Um thats another funny thing.. When I drive the check engine light comes on.. but once I try to check it (jumper) the CEL light will just stay on.. constant yellow.. then i turn off the car then turn to on postion.. and it shows no check engine light (light just stays yellow).. I start it without jumper and nothing no CELs... then i go drive it and BOOM comes back on.. turn car off and its gone again.. wtf is this.. Im thinking fuel filter or pump...
mine does it time to time i have it in a 88 crx si and it got the si trans and the si ecu and the intake if u take it to red line it will start acting up so i just stop at 5-6k what ecu would be good for it then the si and would it get better gas milage
Check to make sure all your fuel injectors are functional. Inspect the wires to ensure you don't have a break. Put a screwdriver to each of the injectors and see if you can hear them click on and off. Also perform a resistance test across the injector itself and see what it is. It should be around 12 Ohms, if it is less than this, the windings are touching, and will need to be replaced. You can also do the plug wire test. Unplug the spark plug wires one at a time from the plugs for a second with the car on, only a few inches off the plug, and see if the engine speed changes, then quickly put it back on. If you pull one out and the engine speed doesn't change, you found the problem.

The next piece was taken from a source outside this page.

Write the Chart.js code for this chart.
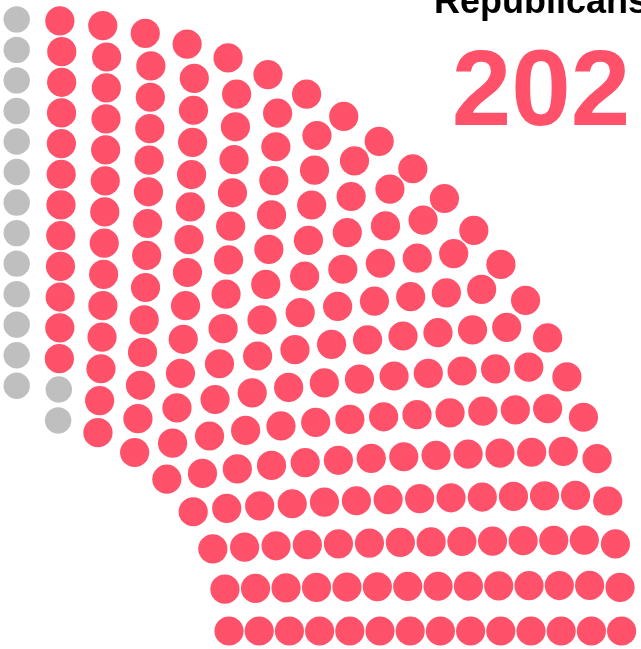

how's the distributor? breaking up at 3k, occasional hard starts and low rev limiter sounds a lot like coil or ignitor problems to me.
how many miles are on it? (~120k?)
as far as the CEL, it sounds like you're not jumpering the correct point, there is a fuse that's blown in the under hood fuse box, or the ECU is toast.
what are the numbers and letters on the side of the ECU? It should begin with 37820-???-???
it's been a while since I pulled injector plugs, but I thought you just squeeze on the metal wire/clip and the ends pop out so you can unplug it easily.
how many miles are on it? (~120k?)
as far as the CEL, it sounds like you're not jumpering the correct point, there is a fuse that's blown in the under hood fuse box, or the ECU is toast.
what are the numbers and letters on the side of the ECU? It should begin with 37820-???-???
it's been a while since I pulled injector plugs, but I thought you just squeeze on the metal wire/clip and the ends pop out so you can unplug it easily.